**** DATA SUPPLIED ****

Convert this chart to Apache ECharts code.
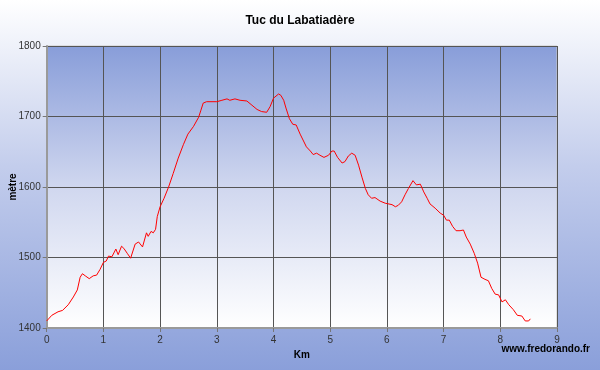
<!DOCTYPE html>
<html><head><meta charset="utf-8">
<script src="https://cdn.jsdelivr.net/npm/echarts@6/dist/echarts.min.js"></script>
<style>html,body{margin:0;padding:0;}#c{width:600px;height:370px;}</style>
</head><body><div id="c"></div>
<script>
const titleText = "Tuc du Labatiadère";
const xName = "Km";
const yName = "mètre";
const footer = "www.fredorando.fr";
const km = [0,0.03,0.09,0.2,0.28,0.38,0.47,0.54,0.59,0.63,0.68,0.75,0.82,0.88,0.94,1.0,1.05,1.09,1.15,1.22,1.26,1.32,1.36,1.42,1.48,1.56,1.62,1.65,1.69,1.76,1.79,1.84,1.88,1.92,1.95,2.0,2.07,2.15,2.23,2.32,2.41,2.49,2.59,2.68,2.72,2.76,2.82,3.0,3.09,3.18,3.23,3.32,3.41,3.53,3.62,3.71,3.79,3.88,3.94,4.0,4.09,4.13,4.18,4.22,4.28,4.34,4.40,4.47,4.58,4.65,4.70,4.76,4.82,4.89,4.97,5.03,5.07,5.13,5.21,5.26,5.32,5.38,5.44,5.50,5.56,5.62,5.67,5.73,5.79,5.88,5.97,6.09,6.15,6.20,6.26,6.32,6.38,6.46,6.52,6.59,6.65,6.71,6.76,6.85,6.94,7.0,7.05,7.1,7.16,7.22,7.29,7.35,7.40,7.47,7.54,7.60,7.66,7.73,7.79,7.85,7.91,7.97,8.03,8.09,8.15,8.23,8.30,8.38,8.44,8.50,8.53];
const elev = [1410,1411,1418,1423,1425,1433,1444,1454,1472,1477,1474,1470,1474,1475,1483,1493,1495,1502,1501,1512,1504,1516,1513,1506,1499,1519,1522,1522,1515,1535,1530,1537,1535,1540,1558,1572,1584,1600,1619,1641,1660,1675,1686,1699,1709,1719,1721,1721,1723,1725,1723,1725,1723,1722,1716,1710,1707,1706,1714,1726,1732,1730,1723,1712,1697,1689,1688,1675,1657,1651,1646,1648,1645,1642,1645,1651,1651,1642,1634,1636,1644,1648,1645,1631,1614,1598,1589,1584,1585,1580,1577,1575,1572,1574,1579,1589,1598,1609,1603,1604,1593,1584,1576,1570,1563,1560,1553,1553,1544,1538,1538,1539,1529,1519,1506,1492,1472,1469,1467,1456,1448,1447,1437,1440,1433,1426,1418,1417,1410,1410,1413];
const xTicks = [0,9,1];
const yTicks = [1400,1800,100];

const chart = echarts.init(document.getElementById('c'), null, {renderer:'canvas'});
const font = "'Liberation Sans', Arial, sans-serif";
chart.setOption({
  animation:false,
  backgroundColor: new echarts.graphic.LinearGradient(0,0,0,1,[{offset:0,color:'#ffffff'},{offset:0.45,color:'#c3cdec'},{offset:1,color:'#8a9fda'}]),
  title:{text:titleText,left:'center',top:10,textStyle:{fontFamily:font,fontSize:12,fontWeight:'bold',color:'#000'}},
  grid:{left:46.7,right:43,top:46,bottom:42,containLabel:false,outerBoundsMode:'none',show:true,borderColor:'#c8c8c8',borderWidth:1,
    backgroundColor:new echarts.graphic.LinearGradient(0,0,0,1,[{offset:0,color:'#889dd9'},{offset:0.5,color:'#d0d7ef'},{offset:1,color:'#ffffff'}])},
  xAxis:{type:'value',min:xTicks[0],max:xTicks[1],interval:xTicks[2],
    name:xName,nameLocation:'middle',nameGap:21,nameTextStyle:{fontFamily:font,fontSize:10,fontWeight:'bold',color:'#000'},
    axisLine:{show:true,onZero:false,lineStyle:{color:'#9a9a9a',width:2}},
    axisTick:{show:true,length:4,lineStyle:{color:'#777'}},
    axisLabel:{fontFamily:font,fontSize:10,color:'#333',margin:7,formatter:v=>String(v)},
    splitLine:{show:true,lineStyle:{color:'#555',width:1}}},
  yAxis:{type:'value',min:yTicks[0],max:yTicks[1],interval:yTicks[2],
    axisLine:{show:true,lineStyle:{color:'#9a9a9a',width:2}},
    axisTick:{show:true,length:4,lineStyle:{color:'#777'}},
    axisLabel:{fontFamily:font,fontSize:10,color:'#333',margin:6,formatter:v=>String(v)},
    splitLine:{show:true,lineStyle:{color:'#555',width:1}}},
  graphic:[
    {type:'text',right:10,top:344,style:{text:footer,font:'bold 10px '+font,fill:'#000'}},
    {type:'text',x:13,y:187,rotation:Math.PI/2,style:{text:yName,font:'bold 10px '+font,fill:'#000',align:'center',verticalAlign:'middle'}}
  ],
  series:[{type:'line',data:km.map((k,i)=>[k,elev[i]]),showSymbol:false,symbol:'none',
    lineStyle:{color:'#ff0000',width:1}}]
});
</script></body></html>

****
**** DATA SUPPLIED ****

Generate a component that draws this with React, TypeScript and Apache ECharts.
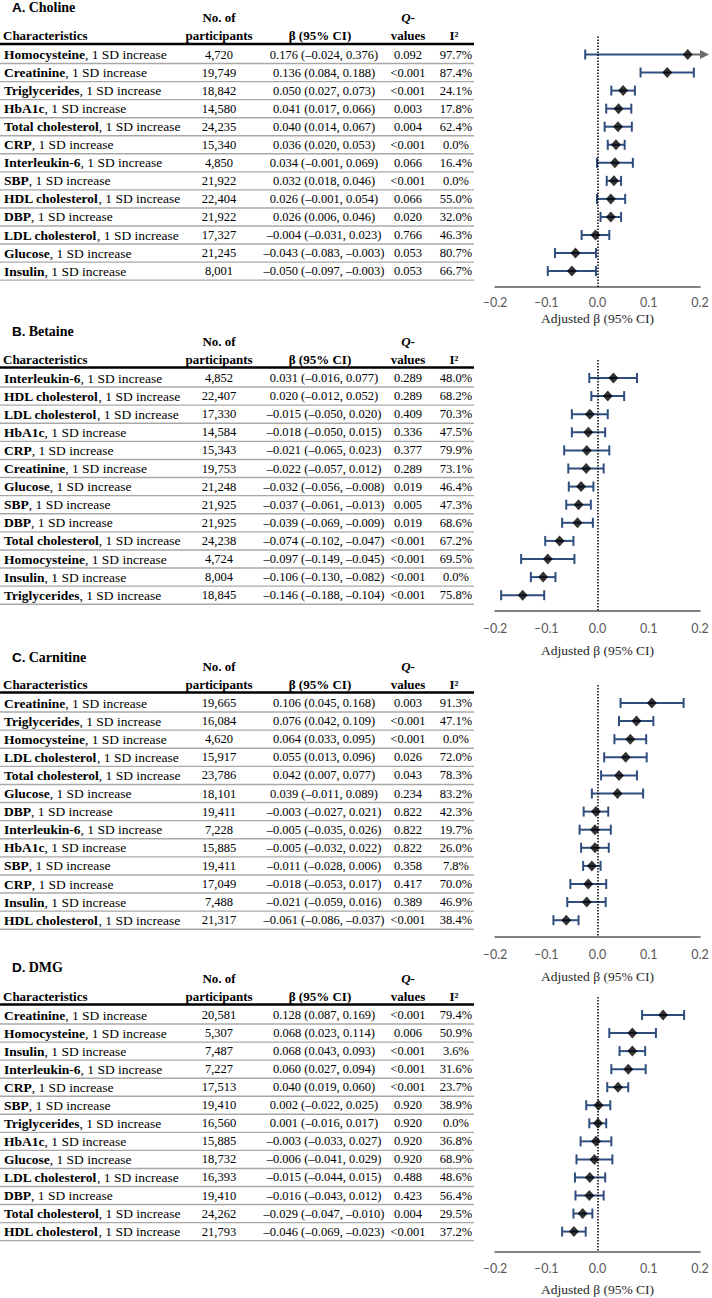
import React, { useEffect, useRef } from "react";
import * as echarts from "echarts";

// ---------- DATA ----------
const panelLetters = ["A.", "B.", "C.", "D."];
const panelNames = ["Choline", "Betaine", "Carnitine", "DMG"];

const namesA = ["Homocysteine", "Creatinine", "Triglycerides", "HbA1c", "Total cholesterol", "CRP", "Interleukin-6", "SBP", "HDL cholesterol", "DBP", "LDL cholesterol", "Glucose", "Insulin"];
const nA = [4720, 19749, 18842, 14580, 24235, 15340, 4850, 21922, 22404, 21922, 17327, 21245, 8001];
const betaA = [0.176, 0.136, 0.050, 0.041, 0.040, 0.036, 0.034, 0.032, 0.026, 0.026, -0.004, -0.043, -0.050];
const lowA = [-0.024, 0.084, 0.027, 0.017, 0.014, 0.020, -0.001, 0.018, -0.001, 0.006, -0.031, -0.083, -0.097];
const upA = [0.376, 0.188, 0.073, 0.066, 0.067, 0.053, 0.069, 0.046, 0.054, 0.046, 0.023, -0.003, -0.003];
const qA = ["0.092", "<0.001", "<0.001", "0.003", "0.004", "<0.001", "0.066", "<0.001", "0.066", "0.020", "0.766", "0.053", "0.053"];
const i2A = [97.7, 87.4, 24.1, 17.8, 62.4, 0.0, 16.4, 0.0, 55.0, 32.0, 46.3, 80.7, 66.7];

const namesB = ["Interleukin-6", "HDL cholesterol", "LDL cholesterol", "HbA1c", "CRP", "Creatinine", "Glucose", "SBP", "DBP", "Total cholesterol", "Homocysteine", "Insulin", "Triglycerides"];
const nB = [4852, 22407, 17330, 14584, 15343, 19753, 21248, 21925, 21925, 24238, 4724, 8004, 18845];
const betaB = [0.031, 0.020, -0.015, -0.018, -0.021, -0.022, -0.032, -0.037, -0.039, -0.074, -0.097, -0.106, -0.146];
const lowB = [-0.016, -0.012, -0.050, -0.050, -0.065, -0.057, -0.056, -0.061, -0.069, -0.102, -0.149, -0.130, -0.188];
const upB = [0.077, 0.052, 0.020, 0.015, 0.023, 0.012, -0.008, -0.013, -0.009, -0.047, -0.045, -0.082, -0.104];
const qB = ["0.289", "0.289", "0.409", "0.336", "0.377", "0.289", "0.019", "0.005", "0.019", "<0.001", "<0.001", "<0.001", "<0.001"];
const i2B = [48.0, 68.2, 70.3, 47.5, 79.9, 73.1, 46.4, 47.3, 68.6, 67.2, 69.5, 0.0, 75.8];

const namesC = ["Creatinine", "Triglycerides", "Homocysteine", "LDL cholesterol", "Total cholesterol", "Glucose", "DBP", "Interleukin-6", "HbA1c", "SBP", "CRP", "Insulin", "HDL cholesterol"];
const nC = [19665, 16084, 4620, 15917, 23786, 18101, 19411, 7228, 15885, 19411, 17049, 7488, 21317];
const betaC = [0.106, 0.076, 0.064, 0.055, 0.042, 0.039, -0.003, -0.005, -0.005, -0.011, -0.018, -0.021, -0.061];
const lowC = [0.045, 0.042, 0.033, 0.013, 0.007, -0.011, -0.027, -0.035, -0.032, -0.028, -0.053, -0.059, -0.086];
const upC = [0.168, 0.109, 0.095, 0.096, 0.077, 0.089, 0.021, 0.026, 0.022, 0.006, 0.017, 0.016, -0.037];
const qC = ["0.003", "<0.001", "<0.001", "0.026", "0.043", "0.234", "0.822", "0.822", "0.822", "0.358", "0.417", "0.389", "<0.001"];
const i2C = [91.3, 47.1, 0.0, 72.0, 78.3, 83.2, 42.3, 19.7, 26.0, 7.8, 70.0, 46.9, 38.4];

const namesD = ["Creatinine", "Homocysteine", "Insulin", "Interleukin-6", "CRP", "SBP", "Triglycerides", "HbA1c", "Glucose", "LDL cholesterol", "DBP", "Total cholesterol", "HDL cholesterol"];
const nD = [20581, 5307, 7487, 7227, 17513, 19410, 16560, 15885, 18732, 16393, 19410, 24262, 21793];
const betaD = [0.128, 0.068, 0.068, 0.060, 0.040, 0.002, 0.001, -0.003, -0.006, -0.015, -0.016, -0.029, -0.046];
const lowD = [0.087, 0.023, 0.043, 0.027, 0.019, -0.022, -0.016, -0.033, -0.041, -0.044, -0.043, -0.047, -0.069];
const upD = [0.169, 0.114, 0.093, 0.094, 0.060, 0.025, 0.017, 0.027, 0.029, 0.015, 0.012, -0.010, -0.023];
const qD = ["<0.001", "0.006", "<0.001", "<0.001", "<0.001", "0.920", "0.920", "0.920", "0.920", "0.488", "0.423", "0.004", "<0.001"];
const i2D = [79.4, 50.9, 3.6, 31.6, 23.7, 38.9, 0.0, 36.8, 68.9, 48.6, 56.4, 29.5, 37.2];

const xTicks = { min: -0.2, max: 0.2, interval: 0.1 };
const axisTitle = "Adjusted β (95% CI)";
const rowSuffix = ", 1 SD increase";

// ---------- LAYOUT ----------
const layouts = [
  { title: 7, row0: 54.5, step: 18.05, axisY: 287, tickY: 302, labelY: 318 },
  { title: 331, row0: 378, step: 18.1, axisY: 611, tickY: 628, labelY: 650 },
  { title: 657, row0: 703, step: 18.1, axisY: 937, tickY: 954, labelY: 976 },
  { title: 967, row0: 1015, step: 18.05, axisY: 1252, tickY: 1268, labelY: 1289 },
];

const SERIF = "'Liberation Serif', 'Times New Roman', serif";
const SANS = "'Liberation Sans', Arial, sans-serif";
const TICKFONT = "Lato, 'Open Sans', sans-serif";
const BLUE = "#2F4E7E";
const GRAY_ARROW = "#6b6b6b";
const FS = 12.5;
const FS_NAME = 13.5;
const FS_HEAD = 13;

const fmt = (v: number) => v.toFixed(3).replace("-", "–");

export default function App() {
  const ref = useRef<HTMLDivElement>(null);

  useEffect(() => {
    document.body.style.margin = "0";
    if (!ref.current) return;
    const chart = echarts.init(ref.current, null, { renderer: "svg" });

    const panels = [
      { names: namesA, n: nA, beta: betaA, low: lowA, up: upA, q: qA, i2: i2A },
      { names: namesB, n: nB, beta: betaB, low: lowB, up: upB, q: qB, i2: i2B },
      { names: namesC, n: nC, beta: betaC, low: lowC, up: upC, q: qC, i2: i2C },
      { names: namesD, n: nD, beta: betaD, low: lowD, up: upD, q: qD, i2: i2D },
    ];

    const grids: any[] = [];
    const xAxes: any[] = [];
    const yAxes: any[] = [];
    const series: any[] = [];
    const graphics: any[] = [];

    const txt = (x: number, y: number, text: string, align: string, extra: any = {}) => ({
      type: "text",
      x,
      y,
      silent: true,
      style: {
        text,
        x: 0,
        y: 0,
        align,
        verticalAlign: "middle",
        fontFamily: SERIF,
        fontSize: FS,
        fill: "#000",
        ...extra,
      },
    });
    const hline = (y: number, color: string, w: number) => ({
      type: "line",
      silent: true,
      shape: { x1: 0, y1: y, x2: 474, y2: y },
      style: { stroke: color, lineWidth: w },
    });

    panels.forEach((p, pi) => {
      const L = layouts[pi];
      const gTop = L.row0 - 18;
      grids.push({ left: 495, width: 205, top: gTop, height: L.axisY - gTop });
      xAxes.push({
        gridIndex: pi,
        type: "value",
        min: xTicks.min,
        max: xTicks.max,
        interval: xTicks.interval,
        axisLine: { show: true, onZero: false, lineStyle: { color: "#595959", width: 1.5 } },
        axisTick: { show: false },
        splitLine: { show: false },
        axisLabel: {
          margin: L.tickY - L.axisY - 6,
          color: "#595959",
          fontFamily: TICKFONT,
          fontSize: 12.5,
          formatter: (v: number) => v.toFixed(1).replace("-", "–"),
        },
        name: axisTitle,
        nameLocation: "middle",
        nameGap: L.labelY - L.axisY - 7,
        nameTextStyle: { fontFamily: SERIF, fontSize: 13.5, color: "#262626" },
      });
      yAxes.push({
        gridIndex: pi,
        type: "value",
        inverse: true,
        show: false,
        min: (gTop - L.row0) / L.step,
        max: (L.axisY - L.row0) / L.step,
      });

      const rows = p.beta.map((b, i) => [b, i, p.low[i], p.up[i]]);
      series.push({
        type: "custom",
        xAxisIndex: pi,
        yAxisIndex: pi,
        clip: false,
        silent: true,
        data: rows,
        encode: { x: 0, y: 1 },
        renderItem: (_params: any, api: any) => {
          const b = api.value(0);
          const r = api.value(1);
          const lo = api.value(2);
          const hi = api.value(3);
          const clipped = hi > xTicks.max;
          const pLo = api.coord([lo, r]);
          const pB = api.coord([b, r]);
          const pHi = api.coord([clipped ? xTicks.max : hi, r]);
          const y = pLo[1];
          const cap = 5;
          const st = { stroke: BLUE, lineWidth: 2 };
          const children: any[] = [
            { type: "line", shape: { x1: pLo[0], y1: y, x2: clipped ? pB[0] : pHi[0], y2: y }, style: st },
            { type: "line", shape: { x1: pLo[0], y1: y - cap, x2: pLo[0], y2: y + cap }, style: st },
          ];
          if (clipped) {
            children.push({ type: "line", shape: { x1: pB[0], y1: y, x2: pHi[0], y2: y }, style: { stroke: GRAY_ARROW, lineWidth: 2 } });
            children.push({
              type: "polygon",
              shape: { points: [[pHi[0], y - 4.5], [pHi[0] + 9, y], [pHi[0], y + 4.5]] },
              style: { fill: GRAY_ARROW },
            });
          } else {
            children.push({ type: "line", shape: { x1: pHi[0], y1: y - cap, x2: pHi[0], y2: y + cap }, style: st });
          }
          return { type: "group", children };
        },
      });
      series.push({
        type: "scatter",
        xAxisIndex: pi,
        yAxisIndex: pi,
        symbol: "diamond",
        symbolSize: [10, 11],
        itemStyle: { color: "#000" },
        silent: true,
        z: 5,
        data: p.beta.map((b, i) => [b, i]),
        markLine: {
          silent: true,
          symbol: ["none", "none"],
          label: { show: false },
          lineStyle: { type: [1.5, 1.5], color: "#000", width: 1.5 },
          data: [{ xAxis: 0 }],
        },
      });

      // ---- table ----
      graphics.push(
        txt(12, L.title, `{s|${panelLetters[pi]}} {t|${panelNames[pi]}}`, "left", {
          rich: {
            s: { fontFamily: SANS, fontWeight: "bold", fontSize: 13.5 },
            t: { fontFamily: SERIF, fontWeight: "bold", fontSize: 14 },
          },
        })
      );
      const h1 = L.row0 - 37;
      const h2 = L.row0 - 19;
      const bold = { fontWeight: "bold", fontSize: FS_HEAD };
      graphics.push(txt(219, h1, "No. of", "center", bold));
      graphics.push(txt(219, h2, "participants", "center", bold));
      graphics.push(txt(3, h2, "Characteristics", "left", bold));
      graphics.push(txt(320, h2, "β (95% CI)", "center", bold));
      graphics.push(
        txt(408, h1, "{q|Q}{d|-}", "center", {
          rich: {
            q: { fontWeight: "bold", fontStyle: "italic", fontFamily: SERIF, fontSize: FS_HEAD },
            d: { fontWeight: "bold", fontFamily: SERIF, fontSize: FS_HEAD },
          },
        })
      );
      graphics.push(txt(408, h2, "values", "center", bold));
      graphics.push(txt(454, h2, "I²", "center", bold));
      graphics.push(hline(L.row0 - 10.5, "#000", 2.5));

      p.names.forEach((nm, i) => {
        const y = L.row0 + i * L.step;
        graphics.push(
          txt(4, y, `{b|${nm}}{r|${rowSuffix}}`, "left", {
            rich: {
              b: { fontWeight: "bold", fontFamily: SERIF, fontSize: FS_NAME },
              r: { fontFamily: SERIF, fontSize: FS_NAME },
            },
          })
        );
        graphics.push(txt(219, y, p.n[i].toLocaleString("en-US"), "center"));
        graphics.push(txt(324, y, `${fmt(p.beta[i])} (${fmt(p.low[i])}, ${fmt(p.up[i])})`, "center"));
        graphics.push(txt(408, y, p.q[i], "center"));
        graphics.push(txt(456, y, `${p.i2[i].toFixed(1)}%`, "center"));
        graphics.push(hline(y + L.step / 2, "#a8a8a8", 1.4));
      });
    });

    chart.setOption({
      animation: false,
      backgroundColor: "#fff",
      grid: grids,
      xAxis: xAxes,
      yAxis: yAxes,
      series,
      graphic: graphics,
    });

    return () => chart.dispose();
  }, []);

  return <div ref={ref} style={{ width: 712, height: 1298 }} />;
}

****
**** DATA SUPPLIED ****

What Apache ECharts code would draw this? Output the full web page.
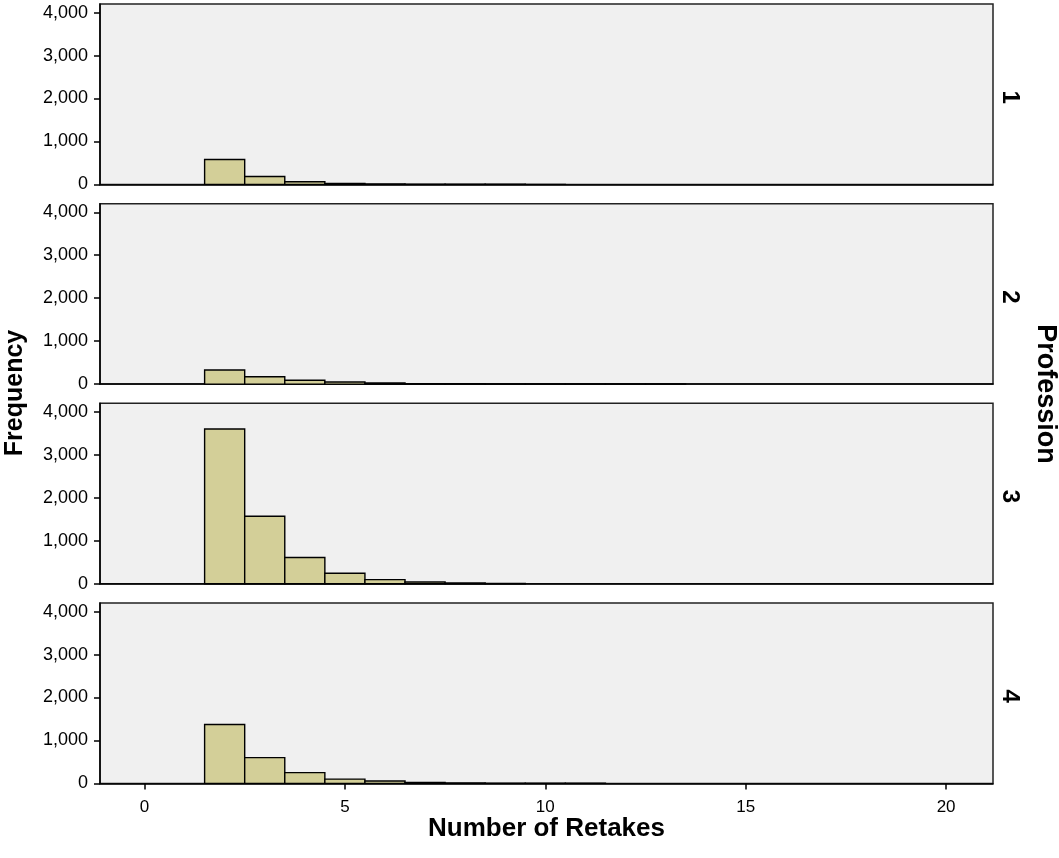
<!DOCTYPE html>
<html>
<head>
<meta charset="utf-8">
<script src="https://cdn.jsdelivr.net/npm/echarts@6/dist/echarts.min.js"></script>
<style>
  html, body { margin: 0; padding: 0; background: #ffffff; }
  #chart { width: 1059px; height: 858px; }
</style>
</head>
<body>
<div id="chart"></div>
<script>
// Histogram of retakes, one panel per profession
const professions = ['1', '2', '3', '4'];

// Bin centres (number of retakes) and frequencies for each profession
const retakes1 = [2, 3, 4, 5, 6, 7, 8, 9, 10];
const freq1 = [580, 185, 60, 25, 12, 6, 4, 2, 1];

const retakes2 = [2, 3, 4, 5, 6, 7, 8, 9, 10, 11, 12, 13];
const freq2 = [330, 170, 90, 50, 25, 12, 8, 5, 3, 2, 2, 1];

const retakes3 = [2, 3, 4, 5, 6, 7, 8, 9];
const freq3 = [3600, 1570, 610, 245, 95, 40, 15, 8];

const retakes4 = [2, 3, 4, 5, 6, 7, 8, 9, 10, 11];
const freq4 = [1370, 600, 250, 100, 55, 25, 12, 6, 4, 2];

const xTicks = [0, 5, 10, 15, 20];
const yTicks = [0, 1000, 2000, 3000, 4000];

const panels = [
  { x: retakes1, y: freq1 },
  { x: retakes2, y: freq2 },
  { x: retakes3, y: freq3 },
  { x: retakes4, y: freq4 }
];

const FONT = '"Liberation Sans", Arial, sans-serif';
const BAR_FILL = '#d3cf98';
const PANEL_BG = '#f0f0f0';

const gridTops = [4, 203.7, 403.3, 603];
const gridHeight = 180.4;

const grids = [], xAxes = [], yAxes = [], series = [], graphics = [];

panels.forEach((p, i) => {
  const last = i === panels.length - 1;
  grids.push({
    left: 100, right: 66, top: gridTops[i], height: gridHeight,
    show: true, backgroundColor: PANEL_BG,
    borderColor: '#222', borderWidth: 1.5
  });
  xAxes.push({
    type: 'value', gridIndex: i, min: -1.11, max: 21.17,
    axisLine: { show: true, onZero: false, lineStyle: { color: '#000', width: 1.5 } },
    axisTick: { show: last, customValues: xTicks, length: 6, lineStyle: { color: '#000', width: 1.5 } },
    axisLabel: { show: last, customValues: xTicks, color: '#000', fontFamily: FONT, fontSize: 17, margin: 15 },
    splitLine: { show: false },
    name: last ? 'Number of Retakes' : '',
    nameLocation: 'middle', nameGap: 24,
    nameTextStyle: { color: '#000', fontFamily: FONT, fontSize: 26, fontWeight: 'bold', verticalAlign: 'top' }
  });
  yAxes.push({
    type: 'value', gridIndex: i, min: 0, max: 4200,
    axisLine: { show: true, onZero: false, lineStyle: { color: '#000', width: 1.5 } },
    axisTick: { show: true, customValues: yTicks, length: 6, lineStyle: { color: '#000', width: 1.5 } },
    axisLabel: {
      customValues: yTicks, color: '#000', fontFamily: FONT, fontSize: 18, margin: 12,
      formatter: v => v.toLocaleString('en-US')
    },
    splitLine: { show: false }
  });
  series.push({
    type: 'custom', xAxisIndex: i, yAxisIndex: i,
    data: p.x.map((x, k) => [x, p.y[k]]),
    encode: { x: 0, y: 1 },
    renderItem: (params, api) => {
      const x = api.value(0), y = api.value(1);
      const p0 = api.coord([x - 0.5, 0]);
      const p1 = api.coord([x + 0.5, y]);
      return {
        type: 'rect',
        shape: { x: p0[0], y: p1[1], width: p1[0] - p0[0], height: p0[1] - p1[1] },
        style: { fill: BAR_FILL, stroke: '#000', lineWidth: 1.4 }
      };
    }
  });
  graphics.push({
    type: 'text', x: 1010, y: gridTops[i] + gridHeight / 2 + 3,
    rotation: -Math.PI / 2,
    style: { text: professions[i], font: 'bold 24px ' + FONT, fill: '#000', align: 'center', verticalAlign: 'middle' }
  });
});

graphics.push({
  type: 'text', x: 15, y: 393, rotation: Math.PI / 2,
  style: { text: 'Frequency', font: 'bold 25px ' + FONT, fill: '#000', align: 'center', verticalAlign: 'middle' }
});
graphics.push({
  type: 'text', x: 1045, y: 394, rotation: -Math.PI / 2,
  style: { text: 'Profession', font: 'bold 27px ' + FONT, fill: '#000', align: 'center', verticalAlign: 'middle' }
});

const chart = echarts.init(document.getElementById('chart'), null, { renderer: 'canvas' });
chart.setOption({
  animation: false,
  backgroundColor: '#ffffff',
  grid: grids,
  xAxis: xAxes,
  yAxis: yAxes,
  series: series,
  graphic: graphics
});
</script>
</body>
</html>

****

WHAT THE TASK ASKS: What's needed is an exact copy of the lines above from the one with "Generate a component" through the one with "46.3, 80.7, 66.7];", both included; the pictures stay out.

TASK RESPONSE:
Generate a component that draws this with React, TypeScript and Apache ECharts.
import React, { useEffect, useRef } from "react";
import * as echarts from "echarts";

// ---------- DATA ----------
const panelLetters = ["A.", "B.", "C.", "D."];
const panelNames = ["Choline", "Betaine", "Carnitine", "DMG"];

const namesA = ["Homocysteine", "Creatinine", "Triglycerides", "HbA1c", "Total cholesterol", "CRP", "Interleukin-6", "SBP", "HDL cholesterol", "DBP", "LDL cholesterol", "Glucose", "Insulin"];
const nA = [4720, 19749, 18842, 14580, 24235, 15340, 4850, 21922, 22404, 21922, 17327, 21245, 8001];
const betaA = [0.176, 0.136, 0.050, 0.041, 0.040, 0.036, 0.034, 0.032, 0.026, 0.026, -0.004, -0.043, -0.050];
const lowA = [-0.024, 0.084, 0.027, 0.017, 0.014, 0.020, -0.001, 0.018, -0.001, 0.006, -0.031, -0.083, -0.097];
const upA = [0.376, 0.188, 0.073, 0.066, 0.067, 0.053, 0.069, 0.046, 0.054, 0.046, 0.023, -0.003, -0.003];
const qA = ["0.092", "<0.001", "<0.001", "0.003", "0.004", "<0.001", "0.066", "<0.001", "0.066", "0.020", "0.766", "0.053", "0.053"];
const i2A = [97.7, 87.4, 24.1, 17.8, 62.4, 0.0, 16.4, 0.0, 55.0, 32.0, 46.3, 80.7, 66.7];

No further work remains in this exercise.